* [GIVEN TASK] Provide only the number of lines in the listing that contain the string "this".

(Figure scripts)
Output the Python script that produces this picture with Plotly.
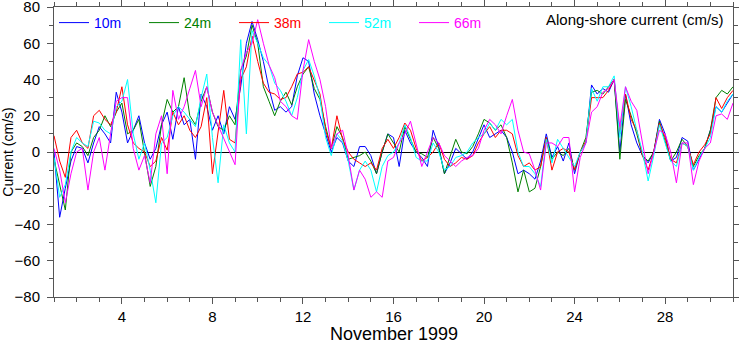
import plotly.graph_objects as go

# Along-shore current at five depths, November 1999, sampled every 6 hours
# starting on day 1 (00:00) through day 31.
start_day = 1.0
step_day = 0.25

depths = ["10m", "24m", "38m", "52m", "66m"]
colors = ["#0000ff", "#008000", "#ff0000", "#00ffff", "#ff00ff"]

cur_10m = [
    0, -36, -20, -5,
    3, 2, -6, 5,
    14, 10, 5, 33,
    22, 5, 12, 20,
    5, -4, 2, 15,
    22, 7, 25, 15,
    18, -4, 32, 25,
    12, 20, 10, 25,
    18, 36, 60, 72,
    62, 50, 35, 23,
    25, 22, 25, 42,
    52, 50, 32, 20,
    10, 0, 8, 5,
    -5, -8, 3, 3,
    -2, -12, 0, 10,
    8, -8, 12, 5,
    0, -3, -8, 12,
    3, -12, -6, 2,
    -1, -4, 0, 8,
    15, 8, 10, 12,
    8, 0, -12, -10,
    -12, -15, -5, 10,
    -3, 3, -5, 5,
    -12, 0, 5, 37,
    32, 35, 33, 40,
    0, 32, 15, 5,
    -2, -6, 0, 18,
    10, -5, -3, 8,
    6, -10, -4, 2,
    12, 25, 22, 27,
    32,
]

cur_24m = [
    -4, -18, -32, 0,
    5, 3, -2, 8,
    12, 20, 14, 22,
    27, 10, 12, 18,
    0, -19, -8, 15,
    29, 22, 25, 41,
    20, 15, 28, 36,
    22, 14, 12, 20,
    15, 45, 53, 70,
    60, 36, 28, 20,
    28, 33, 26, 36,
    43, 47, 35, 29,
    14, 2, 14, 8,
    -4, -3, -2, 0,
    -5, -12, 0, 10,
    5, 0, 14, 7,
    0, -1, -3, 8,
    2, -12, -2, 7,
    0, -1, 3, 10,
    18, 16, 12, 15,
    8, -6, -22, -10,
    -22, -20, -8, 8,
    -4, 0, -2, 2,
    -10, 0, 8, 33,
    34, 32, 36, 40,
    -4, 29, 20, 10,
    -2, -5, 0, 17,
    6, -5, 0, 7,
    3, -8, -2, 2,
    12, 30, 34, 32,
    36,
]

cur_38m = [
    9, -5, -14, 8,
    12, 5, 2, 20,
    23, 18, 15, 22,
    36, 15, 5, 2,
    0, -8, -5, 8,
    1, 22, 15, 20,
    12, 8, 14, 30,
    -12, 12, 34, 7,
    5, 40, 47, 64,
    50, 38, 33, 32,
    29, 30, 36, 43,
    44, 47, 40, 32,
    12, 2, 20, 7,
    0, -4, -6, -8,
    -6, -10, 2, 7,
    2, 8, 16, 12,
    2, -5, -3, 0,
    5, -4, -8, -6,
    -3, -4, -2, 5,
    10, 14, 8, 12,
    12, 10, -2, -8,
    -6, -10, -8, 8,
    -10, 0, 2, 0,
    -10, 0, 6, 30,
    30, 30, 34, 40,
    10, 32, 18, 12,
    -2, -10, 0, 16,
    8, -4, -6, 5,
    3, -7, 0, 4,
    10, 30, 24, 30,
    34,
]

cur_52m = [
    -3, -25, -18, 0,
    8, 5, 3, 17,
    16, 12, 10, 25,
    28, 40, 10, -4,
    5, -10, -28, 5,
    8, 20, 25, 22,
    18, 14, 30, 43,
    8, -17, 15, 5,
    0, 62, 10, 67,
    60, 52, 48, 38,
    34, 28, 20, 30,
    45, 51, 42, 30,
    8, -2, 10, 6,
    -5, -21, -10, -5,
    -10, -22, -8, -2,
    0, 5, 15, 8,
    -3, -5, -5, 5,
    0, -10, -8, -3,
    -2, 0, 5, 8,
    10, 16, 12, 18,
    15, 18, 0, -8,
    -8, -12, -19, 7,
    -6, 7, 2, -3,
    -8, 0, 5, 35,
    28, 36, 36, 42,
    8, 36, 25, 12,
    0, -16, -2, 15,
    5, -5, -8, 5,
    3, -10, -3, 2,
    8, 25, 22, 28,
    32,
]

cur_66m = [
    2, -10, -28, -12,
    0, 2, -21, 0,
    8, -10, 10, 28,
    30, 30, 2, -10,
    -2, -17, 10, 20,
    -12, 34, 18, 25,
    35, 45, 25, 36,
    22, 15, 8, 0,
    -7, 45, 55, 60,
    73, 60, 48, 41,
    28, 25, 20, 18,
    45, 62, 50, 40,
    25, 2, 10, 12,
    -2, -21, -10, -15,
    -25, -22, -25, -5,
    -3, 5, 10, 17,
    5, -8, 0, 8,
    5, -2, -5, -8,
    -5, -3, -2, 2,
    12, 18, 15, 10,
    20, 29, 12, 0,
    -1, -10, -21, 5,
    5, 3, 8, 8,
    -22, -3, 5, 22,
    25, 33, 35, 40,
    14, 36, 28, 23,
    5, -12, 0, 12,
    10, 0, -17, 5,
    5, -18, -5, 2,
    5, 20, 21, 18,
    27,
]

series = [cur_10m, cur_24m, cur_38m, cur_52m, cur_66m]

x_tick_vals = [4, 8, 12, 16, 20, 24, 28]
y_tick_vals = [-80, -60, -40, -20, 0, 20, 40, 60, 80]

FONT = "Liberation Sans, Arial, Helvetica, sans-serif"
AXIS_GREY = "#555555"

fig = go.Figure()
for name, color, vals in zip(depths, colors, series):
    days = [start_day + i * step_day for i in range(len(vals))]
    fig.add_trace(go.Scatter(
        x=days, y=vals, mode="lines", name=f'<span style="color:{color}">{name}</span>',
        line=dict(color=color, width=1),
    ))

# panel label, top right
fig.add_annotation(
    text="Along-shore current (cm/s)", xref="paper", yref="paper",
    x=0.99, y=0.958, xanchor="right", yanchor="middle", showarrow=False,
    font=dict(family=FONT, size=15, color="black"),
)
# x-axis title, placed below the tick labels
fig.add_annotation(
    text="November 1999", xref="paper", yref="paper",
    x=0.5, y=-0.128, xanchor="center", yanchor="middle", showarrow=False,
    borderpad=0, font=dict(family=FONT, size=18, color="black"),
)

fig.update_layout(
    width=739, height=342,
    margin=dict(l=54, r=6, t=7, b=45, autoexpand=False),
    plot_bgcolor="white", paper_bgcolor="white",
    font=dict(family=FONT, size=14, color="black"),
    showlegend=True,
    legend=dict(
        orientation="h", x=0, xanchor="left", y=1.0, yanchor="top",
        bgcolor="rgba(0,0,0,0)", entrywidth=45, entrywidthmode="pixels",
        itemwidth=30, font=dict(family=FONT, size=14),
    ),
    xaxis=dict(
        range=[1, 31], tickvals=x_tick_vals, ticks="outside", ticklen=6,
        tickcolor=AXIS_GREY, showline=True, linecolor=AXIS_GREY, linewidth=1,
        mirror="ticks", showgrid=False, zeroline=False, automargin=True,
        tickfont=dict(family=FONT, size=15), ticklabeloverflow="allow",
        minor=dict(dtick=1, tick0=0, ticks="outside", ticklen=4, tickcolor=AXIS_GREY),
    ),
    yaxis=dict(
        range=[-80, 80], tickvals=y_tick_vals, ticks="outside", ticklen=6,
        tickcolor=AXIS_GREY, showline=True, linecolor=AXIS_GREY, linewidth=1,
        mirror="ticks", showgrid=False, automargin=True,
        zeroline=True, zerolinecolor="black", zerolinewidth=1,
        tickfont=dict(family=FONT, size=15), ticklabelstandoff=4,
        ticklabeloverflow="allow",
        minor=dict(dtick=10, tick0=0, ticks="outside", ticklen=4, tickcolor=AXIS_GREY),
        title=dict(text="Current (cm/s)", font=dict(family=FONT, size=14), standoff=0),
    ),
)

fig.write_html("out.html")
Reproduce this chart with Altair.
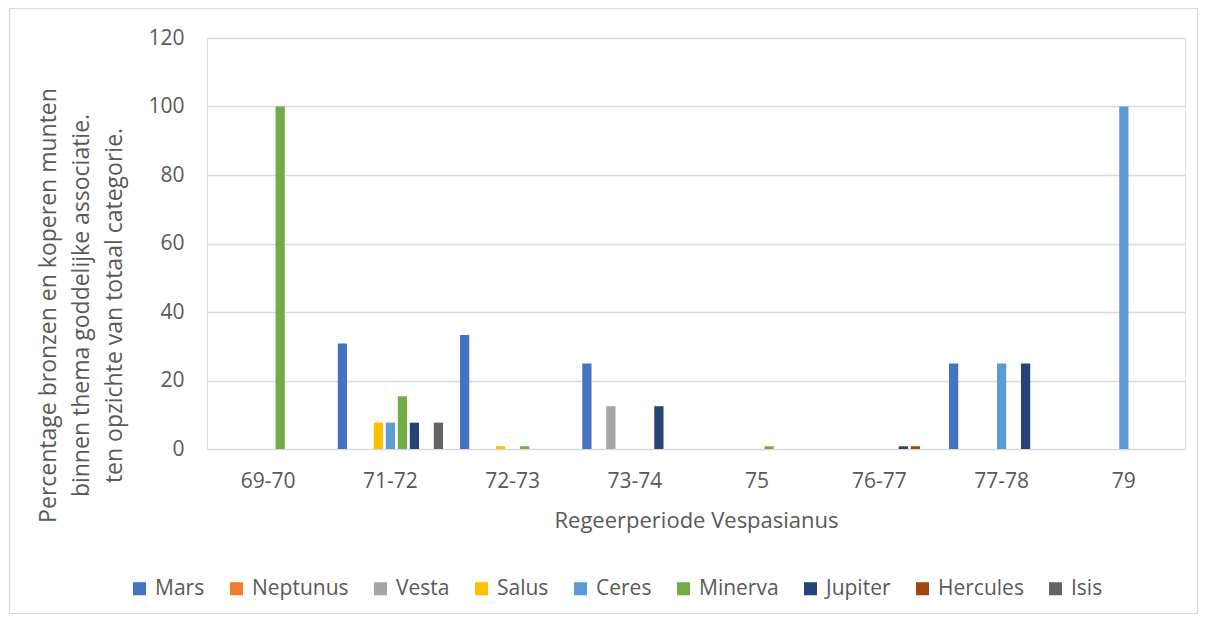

* [RESPONSE TO THE EXERCISE] 2